### [Requirement]
Give back a single number, the count of lines containing the word "chart".

### [Stored data]
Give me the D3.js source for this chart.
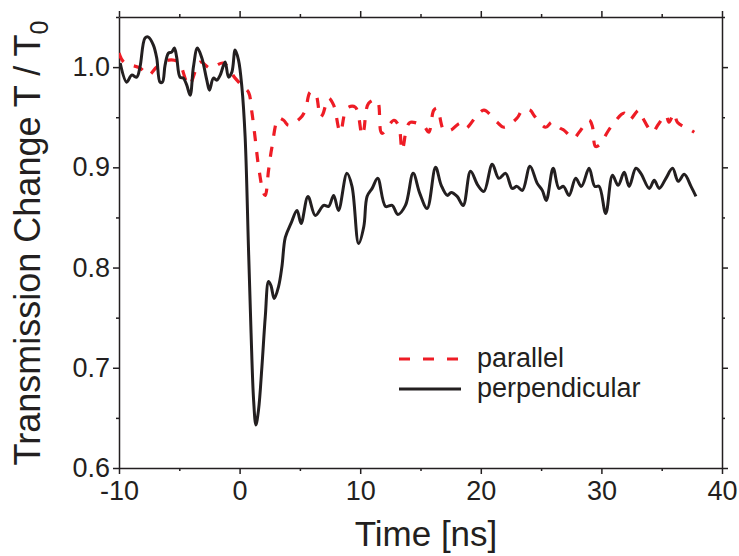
<!DOCTYPE html>
<html>
<head>
<meta charset="utf-8">
<script src="https://cdn.jsdelivr.net/npm/d3@7"></script>
<style>
  html, body { margin: 0; padding: 0; background: #fff; }
  svg { display: block; font-family: "Liberation Sans", Arial, sans-serif; }
</style>
</head>
<body>
<svg id="chart" width="739" height="556"></svg>
<script>
// ---- data ----
const perpTime = [-9.9,-9.36,-8.95,-8.53,-8.26,-7.84,-7.56,-7.15,-6.87,-6.6,-6.4,-6.18,-5.9,-5.63,-5.41,-5.22,-4.94,-4.66,-4.38,-4.1,-3.83,-3.5,-3.13,-2.72,-2.5,-2.17,-1.89,-1.61,-1.2,-0.92,-0.64,-0.37,-0.09,0.19,0.46,0.74,0.95,1.16,1.35,1.57,1.85,2.13,2.4,2.6,2.87,3.23,3.51,3.79,4.26,4.76,5.1,5.67,6.28,6.97,7.38,7.8,8.2,8.9,9.32,9.87,10.3,10.57,10.99,11.45,12.1,12.65,13.12,13.75,14.39,14.94,15.55,16.25,16.72,17.22,17.55,18.04,18.54,19.15,19.76,20.26,20.95,21.5,22.06,22.6,23.0,23.45,24.08,24.68,25.1,25.43,26.0,26.48,26.85,27.32,27.87,28.34,28.98,29.45,29.81,30.36,30.92,31.39,31.89,32.3,32.86,33.27,33.97,34.38,34.8,35.35,35.9,36.37,36.87,37.43,37.84];
const perpValue = [1.004,0.985,0.992,0.990,1.000,1.029,1.030,1.022,1.009,0.985,0.985,1.002,1.014,1.015,1.019,1.010,0.990,0.989,0.982,0.972,1.000,1.019,1.009,0.987,0.977,0.989,0.987,0.992,1.005,0.990,0.995,1.017,1.007,0.980,0.930,0.818,0.735,0.668,0.643,0.658,0.701,0.751,0.786,0.782,0.769,0.781,0.801,0.830,0.844,0.857,0.844,0.871,0.852,0.862,0.861,0.872,0.857,0.894,0.881,0.824,0.841,0.871,0.879,0.889,0.861,0.862,0.853,0.862,0.894,0.874,0.859,0.900,0.882,0.872,0.875,0.871,0.862,0.896,0.882,0.876,0.903,0.889,0.894,0.879,0.881,0.877,0.901,0.884,0.877,0.867,0.899,0.879,0.881,0.872,0.889,0.881,0.899,0.881,0.881,0.854,0.892,0.882,0.895,0.881,0.899,0.894,0.879,0.887,0.879,0.889,0.899,0.886,0.893,0.881,0.871];

const paraTime = [-10.0,-9.6,-8.25,-7.56,-6.87,-5.9,-5.07,-4.2,-3.27,-2.44,-1.34,-0.37,0.33,0.74,1.02,1.3,1.57,1.99,2.13,2.4,2.68,3.23,3.65,4.06,5.03,5.45,5.86,6.28,6.7,6.9,7.38,7.8,8.35,8.9,9.6,10.15,10.3,10.7,11.4,11.8,12.8,13.2,13.48,13.9,14.17,15.28,15.69,16.1,16.38,16.94,17.5,18.3,18.75,19.7,20.26,21.36,21.9,23.0,23.45,24.1,24.4,25.38,25.9,26.6,26.9,27.7,28.15,28.98,29.25,29.5,29.8,30.77,31.9,32.3,33.1,33.4,34.25,34.67,35.35,35.6,36.04,36.3,37.43,37.7];
const paraValue = [1.014,1.005,0.999,0.992,1.000,1.007,1.005,0.982,1.005,0.999,1.004,0.989,0.980,0.975,0.955,0.928,0.901,0.874,0.872,0.897,0.920,0.949,0.947,0.942,0.949,0.957,0.975,0.974,0.950,0.953,0.969,0.962,0.935,0.959,0.960,0.932,0.937,0.964,0.967,0.934,0.947,0.941,0.917,0.941,0.945,0.941,0.935,0.957,0.959,0.937,0.937,0.944,0.939,0.952,0.957,0.945,0.940,0.949,0.957,0.957,0.952,0.940,0.945,0.939,0.937,0.929,0.935,0.947,0.941,0.921,0.922,0.940,0.954,0.947,0.957,0.950,0.935,0.942,0.952,0.945,0.954,0.945,0.937,0.935];

const xTicks = [-10, 0, 10, 20, 30, 40];
const xTickLabels = ["-10", "0", "10", "20", "30", "40"];
const xMinor = [-5, 5, 15, 25, 35];
const yTicks = [0.6, 0.7, 0.8, 0.9, 1.0];
const yTickLabels = ["0.6", "0.7", "0.8", "0.9", "1.0"];
const yMinor = [0.65, 0.75, 0.85, 0.95, 1.05];
const seriesNames = ["parallel", "perpendicular"];

// ---- layout ----
const L = 119, R = 722, T = 17, B = 468;
const axisColor = "#231f20";
const redColor = "#ee1c25";
const blackColor = "#231f20";

const svg = d3.select("#chart");
const x = d3.scaleLinear().domain([-10, 40]).range([L, R]);
const y = d3.scaleLinear().domain([0.6, 1.05]).range([B, T]);

function styleAxis(g) {
  g.selectAll("path.domain").attr("stroke", axisColor).attr("stroke-width", 1.5);
  g.selectAll(".tick line").attr("stroke", axisColor).attr("stroke-width", 1.5);
}

const gB = svg.append("g").attr("transform", `translate(0,${B})`)
  .call(d3.axisBottom(x).tickValues(xTicks).tickSize(6).tickSizeOuter(0).tickPadding(7)
    .tickFormat((d, i) => xTickLabels[i]));
gB.selectAll("text").attr("font-size", 27).attr("fill", axisColor).attr("dy", "0.71em");
styleAxis(gB);
svg.append("g").attr("transform", `translate(0,${B})`)
  .call(d3.axisBottom(x).tickValues(xMinor).tickSize(3).tickSizeOuter(0).tickFormat(""))
  .call(styleAxis).select("path.domain").remove();

const gT = svg.append("g").attr("transform", `translate(0,${T})`)
  .call(d3.axisTop(x).tickValues(xTicks).tickSize(6).tickSizeOuter(0).tickFormat(""));
styleAxis(gT);
svg.append("g").attr("transform", `translate(0,${T})`)
  .call(d3.axisTop(x).tickValues(xMinor).tickSize(3).tickSizeOuter(0).tickFormat(""))
  .call(styleAxis).select("path.domain").remove();

const gL = svg.append("g").attr("transform", `translate(${L},0)`)
  .call(d3.axisLeft(y).tickValues(yTicks).tickSize(6).tickSizeOuter(0).tickPadding(3)
    .tickFormat((d, i) => yTickLabels[i]));
gL.selectAll("text").attr("font-size", 27).attr("fill", axisColor);
styleAxis(gL);
svg.append("g").attr("transform", `translate(${L},0)`)
  .call(d3.axisLeft(y).tickValues(yMinor).tickSize(3).tickSizeOuter(0).tickFormat(""))
  .call(styleAxis).select("path.domain").remove();

const gR = svg.append("g").attr("transform", `translate(${R},0)`)
  .call(d3.axisRight(y).tickValues(yTicks).tickSize(6).tickSizeOuter(0).tickFormat(""));
styleAxis(gR);
svg.append("g").attr("transform", `translate(${R},0)`)
  .call(d3.axisRight(y).tickValues(yMinor).tickSize(3).tickSizeOuter(0).tickFormat(""))
  .call(styleAxis).select("path.domain").remove();

// lines
const line = d3.line().x(d => x(d[0])).y(d => y(d[1])).curve(d3.curveCatmullRom.alpha(0.5));
const perpData = perpTime.map((t, i) => [t, perpValue[i]]);
const paraData = paraTime.map((t, i) => [t, paraValue[i]]);

svg.append("clipPath").attr("id", "clip").append("rect")
  .attr("x", L).attr("y", T).attr("width", R - L).attr("height", B - T);

svg.append("path").datum(paraData).attr("d", line)
  .attr("fill", "none").attr("stroke", redColor).attr("stroke-width", 3.2)
  .attr("stroke-dasharray", "10,11").attr("clip-path", "url(#clip)");
svg.append("path").datum(perpData).attr("d", line)
  .attr("fill", "none").attr("stroke", blackColor).attr("stroke-width", 3)
  .attr("stroke-linejoin", "round").attr("clip-path", "url(#clip)");

// legend
const legend = svg.append("g");
const legItems = [
  { name: seriesNames[0], color: redColor, dash: "11,13", yy: 359 },
  { name: seriesNames[1], color: blackColor, dash: null, yy: 389 }
];
legItems.forEach(it => {
  legend.append("line").attr("x1", 399).attr("x2", 461).attr("y1", it.yy).attr("y2", it.yy)
    .attr("stroke", it.color).attr("stroke-width", 3)
    .attr("stroke-dasharray", it.dash);
  legend.append("text").attr("x", 477).attr("y", it.yy + 8)
    .attr("font-size", 27).attr("fill", axisColor).text(it.name);
});

// axis titles
svg.append("text").attr("x", 426).attr("y", 546).attr("text-anchor", "middle")
  .attr("font-size", 35).attr("fill", axisColor).text("Time [ns]");

const yt = svg.append("text").attr("transform", "translate(40,243) rotate(-90)")
  .attr("text-anchor", "middle").attr("font-size", 36).attr("fill", axisColor);
yt.append("tspan").text("Transmission Change T / T");
yt.append("tspan").attr("font-size", 25).attr("dy", 8).text("0");
</script>
</body>
</html>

### [Solution for this task]
3